PP so wishes she were in the pool. She's never in all the years she's been swimming seen anyone barf in the pool. Not to say that it doesn't happen, but then they'd close the pool and well you all know what happens next.
III
Later, talking with Sandy while dressing at the lockers, PP finds out a valuable piece of info about the Y Pool Closures:
“You can sign up with your email to get updates about the pool closing. They have a list,” Sandy tells PP.
WHAT? Why the hell hasn’t anyone ever told her this before? Like the two clerks just now couldn’t have mentioned this? Or a note on the “CLOSURE” sign couldn't include this useful tip for future unforeseen closures.
The update list is a Secret?
Shit, what’s the point of that?
PP has been swimming at the Oakland Y for over 3 years. She’s broken down in tears at the front desk over pool closure at least a half a dozen times.
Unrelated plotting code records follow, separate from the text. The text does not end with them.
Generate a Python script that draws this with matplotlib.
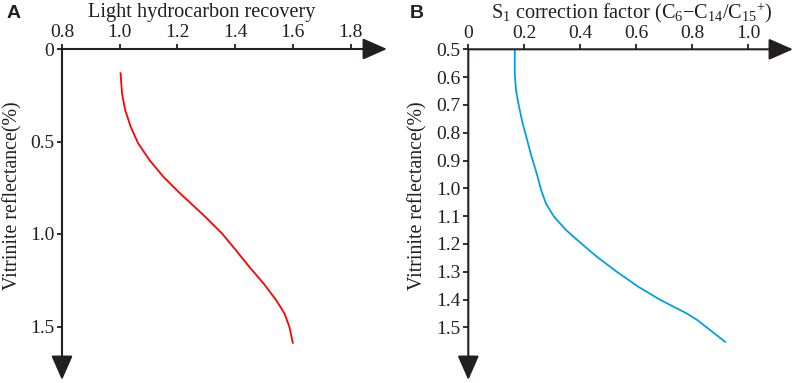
import matplotlib
matplotlib.use('Agg')
import matplotlib.pyplot as plt

plt.rcParams['font.family'] = ['Liberation Serif', 'DejaVu Serif']
plt.rcParams['mathtext.fontset'] = 'custom'
plt.rcParams['mathtext.rm'] = 'Liberation Serif'
plt.rcParams['mathtext.it'] = 'Liberation Serif:italic'
plt.rcParams['mathtext.bf'] = 'Liberation Serif:bold'

# ---- data ----
ro_a = [0.131, 0.240, 0.330, 0.420, 0.510, 0.600, 0.690, 0.780, 0.861, 0.906, 0.996,
        1.086, 1.177, 1.266, 1.357, 1.429, 1.501, 1.588]
recovery = [1.003, 1.008, 1.019, 1.038, 1.064, 1.103, 1.151, 1.209, 1.265, 1.296, 1.354,
            1.402, 1.449, 1.498, 1.542, 1.571, 1.588, 1.600]

ro_b = [0.500, 0.586, 0.646, 0.706, 0.766, 0.826, 0.886, 0.946, 1.006, 1.054, 1.102,
        1.150, 1.200, 1.246, 1.300, 1.354, 1.401, 1.450, 1.474, 1.500, 1.552]
s1_factor = [0.166, 0.166, 0.170, 0.181, 0.194, 0.210, 0.226, 0.244, 0.260, 0.277, 0.306,
             0.349, 0.405, 0.459, 0.530, 0.607, 0.685, 0.780, 0.818, 0.851, 0.917]

xticks_a = [0.8, 1.0, 1.2, 1.4, 1.6, 1.8]
yticks_a = [0, 0.5, 1.0, 1.5]
yticklabels_a = ['0', '0.5', '1.0', '1.5']
xticks_b = [0, 0.2, 0.4, 0.6, 0.8, 1.0]
xticklabels_b = ['0', '0.2', '0.4', '0.6', '0.8', '1.0']
yticks_b = [0.5, 0.6, 0.7, 0.8, 0.9, 1.0, 1.1, 1.2, 1.3, 1.4, 1.5]

W, H = 796, 383
fig = plt.figure(figsize=(W / 100, H / 100), dpi=100)
AX = '#231f20'
FS = 14


def px_axes(l, r, t, b):
    return fig.add_axes([l / W, 1 - b / H, (r - l) / W, (b - t) / H])


def style(ax):
    for s in ax.spines.values():
        s.set_visible(False)
    ax.xaxis.set_ticks_position('top')
    ax.yaxis.set_ticks_position('left')
    ax.tick_params(axis='both', direction='out', length=3.6, width=1.3, color=AX,
                   labelsize=FS, labelcolor=AX, pad=2)
    kw = dict(arrowstyle='-|>,head_length=0.75,head_width=0.33', mutation_scale=20,
              lw=1.5, color=AX, shrinkA=0, shrinkB=0)
    ax.annotate('', xy=(1, 1), xytext=(0, 1), xycoords='axes fraction',
                arrowprops=kw, annotation_clip=False)
    ax.annotate('', xy=(0, 0), xytext=(0, 1), xycoords='axes fraction',
                arrowprops=kw, annotation_clip=False)
    ax.patch.set_alpha(0)


# Panel A
axA = px_axes(62, 387, 49, 380)
axA.set_xlim(0.8, 0.8 + 325 / 288.5)
axA.set_ylim((380 - 49) / 185, 0)
axA.plot(recovery, ro_a, color='#ff0000', lw=1.3, solid_joinstyle='round')
axA.set_xticks(xticks_a)
axA.set_xticklabels([f'{v:.1f}' for v in xticks_a])
axA.set_yticks(yticks_a)
axA.set_yticklabels(yticklabels_a)
style(axA)

# Panel B
axB = px_axes(468.3, 793, 49.3, 380)
axB.set_xlim(0, (793 - 468.3) / 280)
axB.set_ylim(0.5 + (380 - 49.3) / 278, 0.5)
axB.plot(s1_factor, ro_b, color='#00a0e9', lw=1.3, solid_joinstyle='round')
axB.set_xticks(xticks_b)
axB.set_xticklabels(xticklabels_b)
axB.set_yticks(yticks_b)
axB.set_yticklabels([f'{v:.1f}' for v in yticks_b])
style(axB)

# Titles and labels
fig.text(202 / W, 1 - 13 / H, 'Light hydrocarbon recovery', ha='center', va='center',
         fontsize=14.6, color=AX)
fig.text(632 / W, 1 - 13 / H,
         r'S$_{1}$ correction factor (C$_{6}$$-$C$_{14}$/C$_{15}$$^{+}$)',
         ha='center', va='center', fontsize=14.6, color=AX)
for x in (13, 418):
    fig.text(x / W, 1 - 196 / H, 'Vitrinite reflectance(%)', rotation=90,
             ha='center', va='center', fontsize=14.3, color=AX)
fig.text(7 / W, 1 - 13 / H, 'A', ha='left', va='center', fontsize=14,
         fontweight='bold', family='Liberation Sans', color=AX)
fig.text(410 / W, 1 - 13 / H, 'B', ha='left', va='center', fontsize=14,
         fontweight='bold', family='Liberation Sans', color=AX)

fig.savefig('out.png', dpi=100)
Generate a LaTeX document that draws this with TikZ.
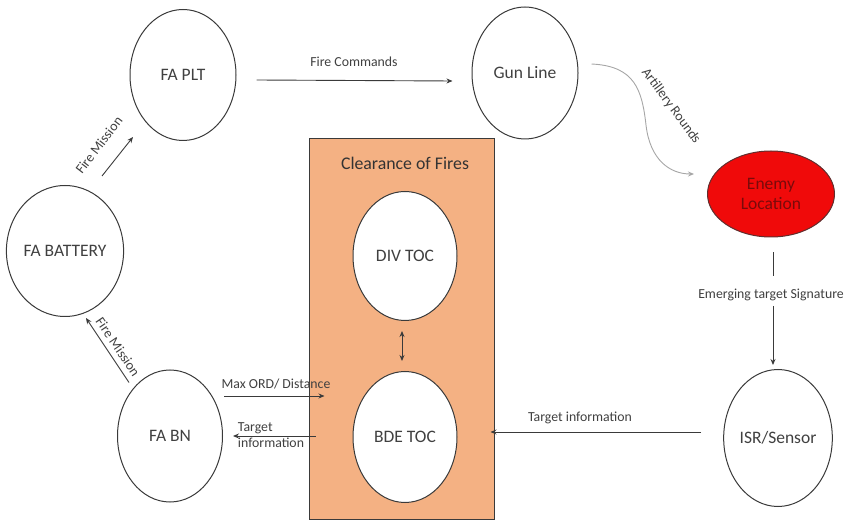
\documentclass[tikz,border=0pt]{standalone}
\usepackage{fontspec}
\setmainfont{Carlito}
\usetikzlibrary{shapes.geometric,arrows.meta,calc}
\definecolor{txt}{HTML}{404040}
\definecolor{ln}{HTML}{3A3A3A}
\definecolor{orng}{HTML}{F4B183}
\definecolor{enemyred}{HTML}{F00A0A}
\definecolor{enemytxt}{HTML}{7A0A0A}
\tikzset{
  ent/.style={ellipse, draw=ln, line width=1pt, fill=white, text=txt, inner sep=0pt,
    minimum width=#1, font=\fontsize{17.5}{21}\selectfont},
  lbl/.style={text=txt, font=\fontsize{13.8}{16}\selectfont, inner sep=1pt},
  arr/.style={draw=ln, line width=0.9pt, -{Stealth[length=6pt,width=5pt]}},
  plain/.style={draw=ln, line width=0.9pt},
}
\begin{document}
\begin{tikzpicture}[x=1pt,y=-1pt]
\useasboundingbox (0,0) rectangle (844,521);
% clearance box
\node[draw=ln, line width=1pt, fill=orng, minimum width=185pt, minimum height=380pt, inner sep=0pt] (cof) at (401.5,329) {};
\node[text=txt!80!black, font=\fontsize{17.8}{21}\selectfont] (coftitle) at (405,163) {Clearance of Fires};
% entities
\node[ent, minimum width=106pt, minimum height=131pt] (plt) at (183,75) {FA PLT};
\node[ent, minimum width=106pt, minimum height=132pt] (gun) at (525,73) {Gun Line};
\node[ellipse, draw=ln!80!red, line width=1pt, fill=enemyred, text=enemytxt, inner sep=0pt,
  minimum width=127pt, minimum height=86pt, align=center, font=\fontsize{17.5}{20}\selectfont] (enemy) at (771,194) {Enemy\\Location};
\node[ent, minimum width=106pt, minimum height=131pt] (battery) at (65,251) {FA BATTERY};
\node[ent, minimum width=105pt, minimum height=132pt] (bn) at (170,436) {FA BN};
\node[ent, minimum width=104pt, minimum height=129pt] (div) at (405,256) {DIV TOC};
\node[ent, minimum width=104pt, minimum height=131pt] (bde) at (405,437) {BDE TOC};
\node[ent, minimum width=104pt, minimum height=137pt] (isr) at (778,438) {ISR/Sensor};
% connectors
\draw[arr] ([shift={(20,5)}]plt.east) -- ([shift={(-19,8)}]gun.west);
\node[lbl] (lfc) at (354,62) {Fire Commands};
\draw[arr, draw=gray!70] ([shift={(13,-9)}]gun.east) .. controls (635,66) and (642,90) .. (646,125)
  .. controls (650,160) and (670,174) .. ([shift={(-13,-20)}]enemy.west);
\node[lbl, rotate=-53.5] (lar) at (671,106) {Artillery Rounds};
\draw[arr] ([shift={(37,-9)}]battery.north) -- ([shift={(-50,-4)}]plt.south);
\node[lbl, rotate=52.6] (lfm1) at (99,145) {Fire Mission};
\draw[arr] ([shift={(-41,13)}]bn.north) -- ([shift={(21,1)}]battery.south);
\node[lbl, rotate=-56] (lfm2) at (118,347) {Fire Mission};
\draw[arr] ([shift={(1,-40)}]bn.east) -- ([shift={(-28,-41)}]bde.west);
\node[lbl] (lmax) at (276,384) {Max ORD/ Distance};
\draw[arr] ([shift={(-37,-1)}]bde.west) -- ([shift={(10,0)}]bn.east);
\node[lbl, align=left] (lti1) at (271,435) {Target\\information};
\draw[arr] ([shift={(-22,-6)}]isr.west) -- ([shift={(33,-5)}]bde.east);
\node[lbl] (lti2) at (580,418) {Target information};
\node[lbl] (lemg) at (771,295) {Emerging target Signature};
\draw[plain] ([shift={(2,15)}]enemy.south) -- ([shift={(2,39)}]enemy.south);
\draw[arr] ([shift={(-5,-63)}]isr.north) -- ([shift={(-5,-4)}]isr.north);
\draw[draw=ln, line width=0.9pt, {Stealth[length=6pt,width=5pt]}-{Stealth[length=6pt,width=5pt]}] ([shift={(-3,10)}]div.south) -- ([shift={(-3,-10)}]bde.north);
\end{tikzpicture}
\end{document}
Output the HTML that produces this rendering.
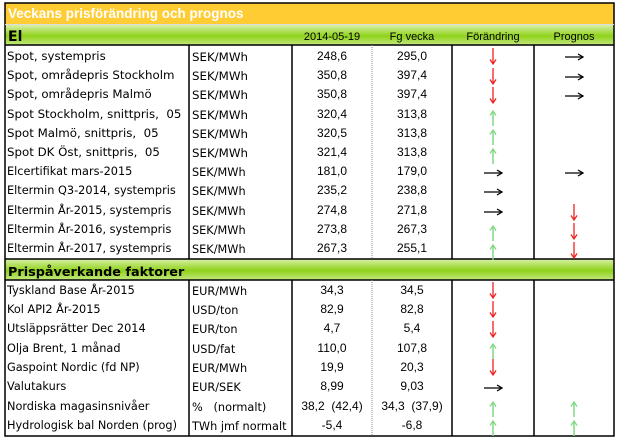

Why the hell didn’t anyone ever think to mention the ‘Update List’?
Sandy shakes her head when PP mentions how she’s never known about this. That she'll sign up.
“Yeah, well, we’ll see if they let you know in time,” she shrugs.
“Good point,” PP nods, but it’s worth a try.
“Sure, it’s worth a try.” Sandy agrees, then tells a story of how when she first came to the mainland from Hawaii and had to join a Swimming Club her relatives back in Hawaii couldn’t believe that she was “PAYING” to go swimming.
PP gets this, of course.
“Where was the club?” PP asks.
Sandy smiles, then looks away. Shy? Abashed? “Piedmont. The Piedmont Swim Club.”
PP nods, wonders how much the Piedmont Swim Club charges per month?
Frankly, whatever it is, it’d definitely be worth it.
Cuz PP bets that the Piedmont Swim Club doesn’t close their pool unexpectedly. Or if it does, they call their regular swimmers ahead of time so they don’t make an unnecessary trip to partake of a much needed swim.
Epilogue
PP signs up for the email 'updates' in the Aquatics category. She's dubious that it will work, but maybe she needs to push down that negativity.
Only time will tell.
The next time the pool is closed, will she get an update?
Her Pessimist's Realism says, 'NO'.
And her Swimmer's Intuition says...?
She'll have to get back to you on that!